Gordon’s teams at Lehigh Valley have done the opposite. They are habitually among the AHL’s top teams in penalty kill, and are effective on the power play as well. He has made a name for himself at that level for not just evaluating talent correctly but for correcting the flaws of that talent.

Laughton, for example, blossomed after spending an entire season with Gordon in 2016-17.

"I think he’s a big reason I am here, to be honest,’’ said Flyers defenseman Robert Hagg. In two seasons under Gordon, Hagg morphed from a mistake-prone, offense-minded defenseman to a (mostly) responsible, hard-hitting, stay-at-home NHL regular.

"He made me the player I am today,’’ Hagg said. "So I have a lot to thank him for. It’s nice to see him here.’’

Nice to see ya – that’s not the emotion Gordon elicits at first. In early November, when I began asking about him among current Flyers and Phantoms, there were a few no-comments – albeit with a smile. Goaltender Alex Lyon admitted having a not-great relationship with him at first. But, he said, " I have improved a lot as a person and as a player.’’

"I truly think Scott Gordon comes to the rink every day and does his best to make the Flyers and the Phantoms better,’’ said Lyon. "Sometimes it's hard to see it. But I think he does care about his players.''

Hagg said the same thing. So did Travis Sanheim. You might recall Sanheim’s crisis of confidence last season that ultimately led to a January demotion after a particularly brutal game against the Devils.

"As soon as I got sent down, we had a meeting where he said, ‘I’m gonna get you back up there,’ ’’ Sanheim said of Gordon. "He said, `We’re going get your game where it needs to be and get that confidence back.' He just worked with me every day, gave me the confidence to play all different situations and heavy minutes. We would go over video after games [in which] I thought I played really well. And he would say, `There are still little things and areas for you to pick up on.’ And he was right.’’

"It’s the small details,’’ Hagg said. "He was on me for the small details all the time. What to do with the puck, how to play it, what to look for. I mean, small things like that. Always make the simple play first to get it out of the D zone and everything else will get taken care of. He taught me that and stuck with it, kept pushing me all the time to make the simple play to get it out of the D zone … ’’

If that sounds familiar, it should. Hakstol said many of those same things, right up to the day he was shown the door.

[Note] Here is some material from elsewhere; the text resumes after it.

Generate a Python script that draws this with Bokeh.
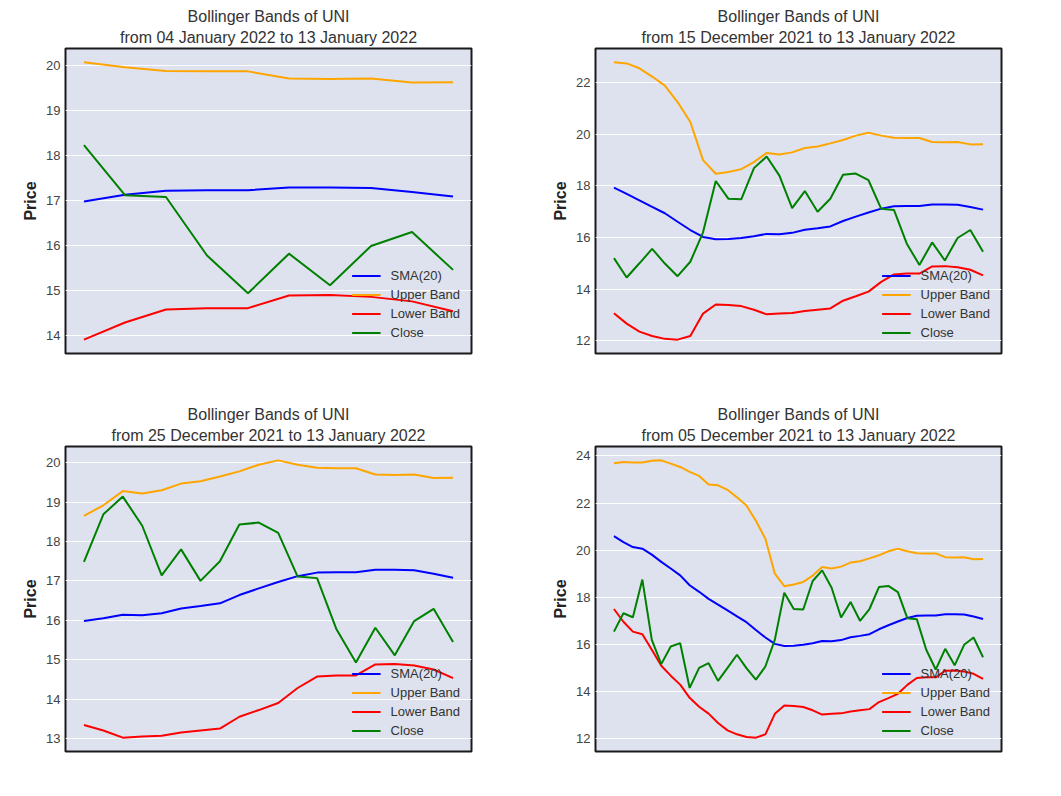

Gordon knows that feeling. Wildly successful as an AHL coach in Providence before going to the NHL, he was canned into his third season as New York Islanders coach in 2010 because he struggled to connect with that team, and rarely let up on the throttle.

This experience is much different. For one, he has coached 11 of the players that make up this team. He knows their skill set, their athletic personalities, how responsive they are to criticism. For another, he is older -- 55 -- and wiser and perhaps even more chagrined than in his spitfire days on Long Island.

"As a coach, you have to be who you are,’’ he said. "But it’s a little bit different when you’re dealing with younger players because a lot of them have never been told no. So sometimes they’re hard conversations. But you have the players' best interests at heart. And hopefully they find value in what you’re saying.’’

He inherits a team looking for that, for anything that would reclaim their collective sense of self-worth. They want to like him, play for him, reclaim their season even.

It’s a tall task. But at this point, what do they or he have to lose?